Gemeinsam schauen wir aufs Platt hinüber, vom Südlichen Schneeferner ist aus unserer Warte nichts mehr zu sehen. Vom Nördlichen Schneeferner nur noch ein kläglicher Rest ganz oben. Puh, der schneearme Winter und der niederschlagarme Sommer mit hohen Temperaturen haben richtig zugepackt. 

Impressionen von der Schotter-Südflanke beim finalen Gipfelaufstieg.

Wir können auch viele bekannte, bestiegene und unbestiegene Gipfel ausmachen. Von den Mieminger Bergen, den Plattspitzen, den Wettersteinspitzen, dem Platt selber, der Zugspitze, die Knorrhütte, das Reintal, den Jubiläumsgrat, Blassen- und Gaifgrat lässt die Aussicht fast keine Wünsche übrig.

Nur die Bewölkung wird mehr und mehr. Dunkle Wolken ziehen immer wieder an uns vorbei. So verlassen wir bald darauf den Gipfel, um auch so schnell wie möglich wieder diese mit Steinschlagmunition geladene Flanke verlassen zu können. 

Am Gipfel des Hochwanners. Rechts hinten das Zugspitzplatt mit Zugspitze.

Vorsichtig, aber zügig steigen wir ab. Bergab erkennen wir die Pfade und Trittspuren etwas besser und so funktioniert das mit dem Steinschlagvermeiden recht gut. Unten am Sattel angekommen eiern wir nach ein paar Fotos weiter bergab, hinüber zu Schlüsselstelle, die uns auch im Abstieg keinerlei Schwierigkeiten bereitet. Im perfekten Schotter rauschen wir abfahrend hinunter zum Mitterjöchl, wo wir uns an einer kleinen Bank, die Steine aus den Schuhe klopfen. Schnell noch einen Schluck aus der Wasserflasche und schon geht’s den Weg zurück zum ersten Sattel, wo wir uns beim Aufstieg verstiegen hatten. 

Feinster Schotter auf lockerem Untergrund. 

Am Sattel unterhalb des Prediktsteins angekommen, entscheiden wir uns spontan auch noch den Prediktstein „mitzunehmen“. Nachdem wir recht flott am Wandfuß des steil aufragenden Gipfels sind, entpuppt sich der finale 140 Höhenmeter Anstieg als harmlos. Über steile, abgegriffene Rinnen und Bänder erreichen wir kurze Zeit später auch den höchsten Punkt. Hier hatten wir eine wunderbare Aussicht auf den Hochwanner, das Zugspitzplatt, die Mieminger Kette und die Hohe Munde, die gefühlt direkt neben uns steht. Wir machen nochmal kurz Pause und überschreiten anschließend diesen Wandergipfel.
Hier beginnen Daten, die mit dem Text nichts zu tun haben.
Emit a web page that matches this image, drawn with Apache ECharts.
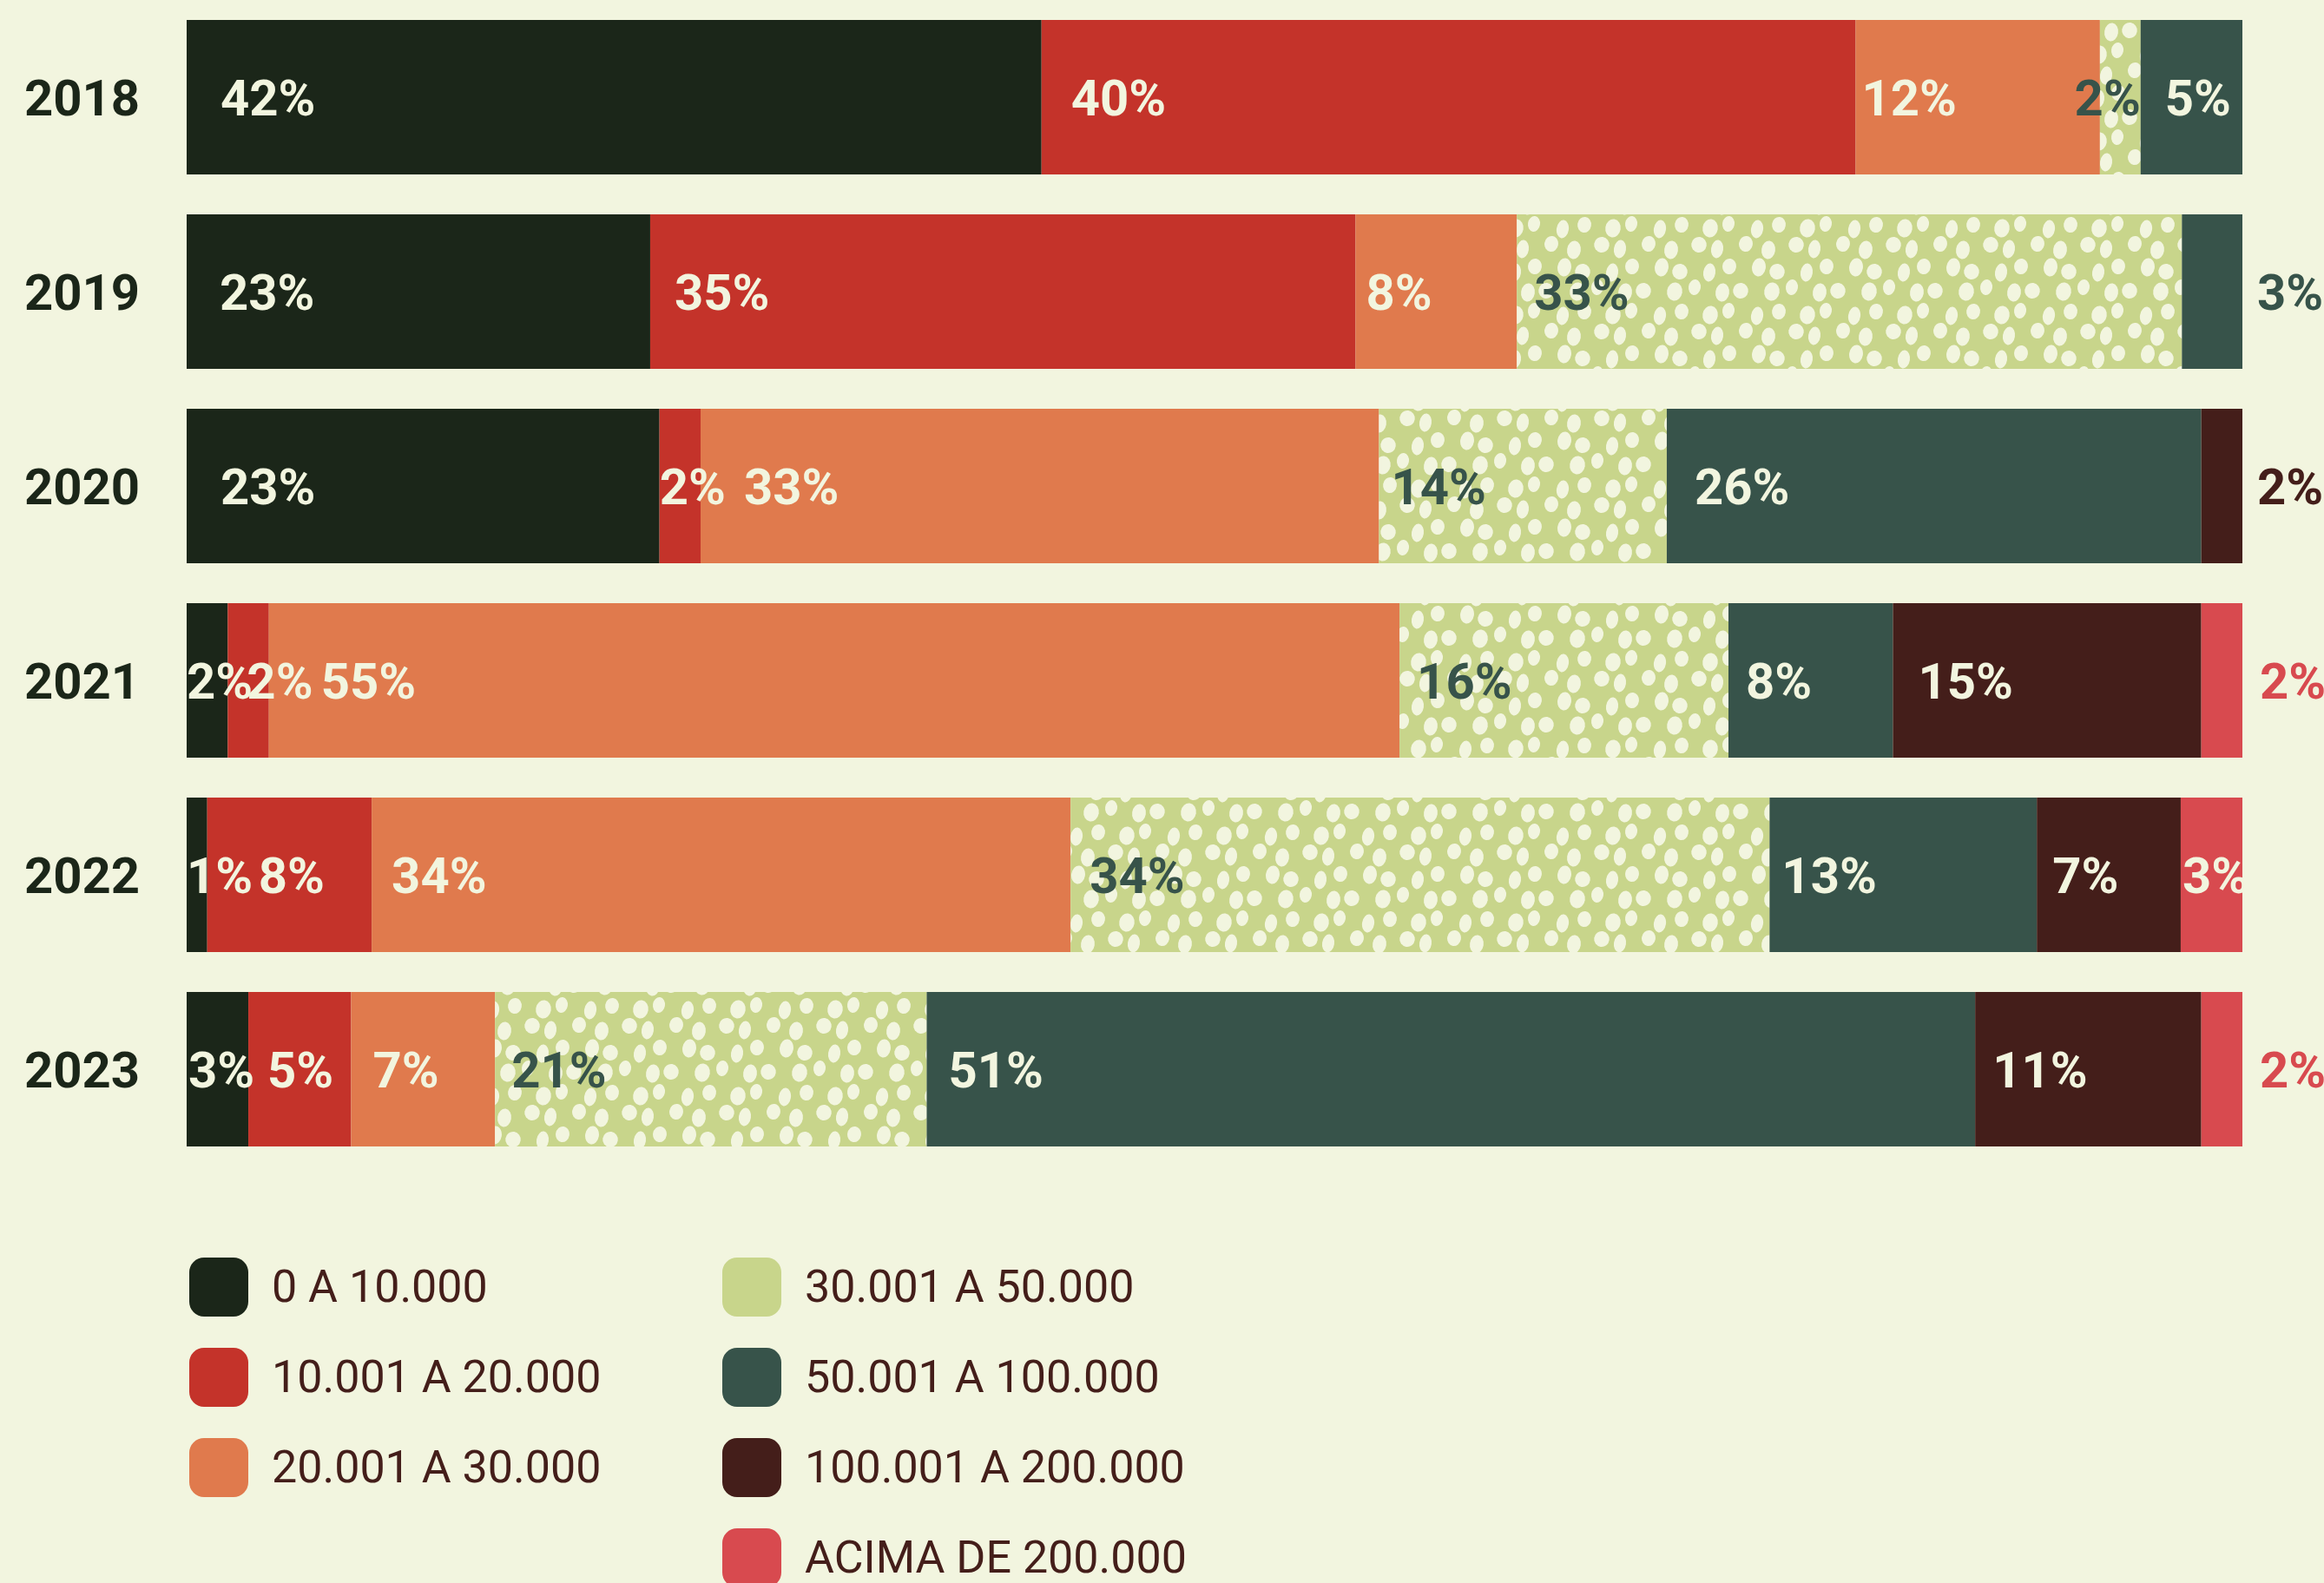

Zuerst steigen wir südöstlich ab, um dann auf einem steilen Wiesenpfad wieder nach Norden einzudrehen und weiter unten, dann auf dem Wanderweg zum Stadel, wo wir beim Aufstieg die breite Forststraße verlassen hatten, zu treffen.

 

Jetzt auf der angenehm zu laufenden Forststraße ließen wir Kilometer für Kilometer hinter uns und erreichten nach gut fünfeinhalb Stunden den Parkplatz Salzbach.

Am Gipfel des Predigtstein den Hochwanner immer fest im Blick.

Fazit: Ich weiß nicht so recht was ich schreiben soll. Muss man diese Tour unbedingt gemacht haben? Nein, definitiv nicht. Aber anders als andere, die sich in den Sozialen Medien über den Schotter und den weglosen Aufstieg zum Hochwanner beschweren, habe ich mich vorbereitet und wusste auf was ich mich einlasse. Ich wollte ganz bewusst auf den Gipfel, abseits der vielbegangenen Wege, um auf einem gewaltigen Aussichtsberg neue Ansichten zu erhalten.  Denn wie sagte einmal der Wirt der Finsteraarhornhütte in den Berner Hochalpen: „Das Problem am Gipfel des Finsteraarhorn ist, dass man das schöne Finsteraarhorn nicht sieht“

 

Die Tour auf den Hochwanner über das Gaistal ist eine Aussichtstour par excellence. Die vielen Serpentinen auf der Forststraße kann man über diverse Steige abkürzen. Ab dem Mitterjöchl ist ein Steinschlaghelm sehr ratsam. Da man ja nicht weiß welche Gestalten vor- oder über einem im steilen Fels poltern.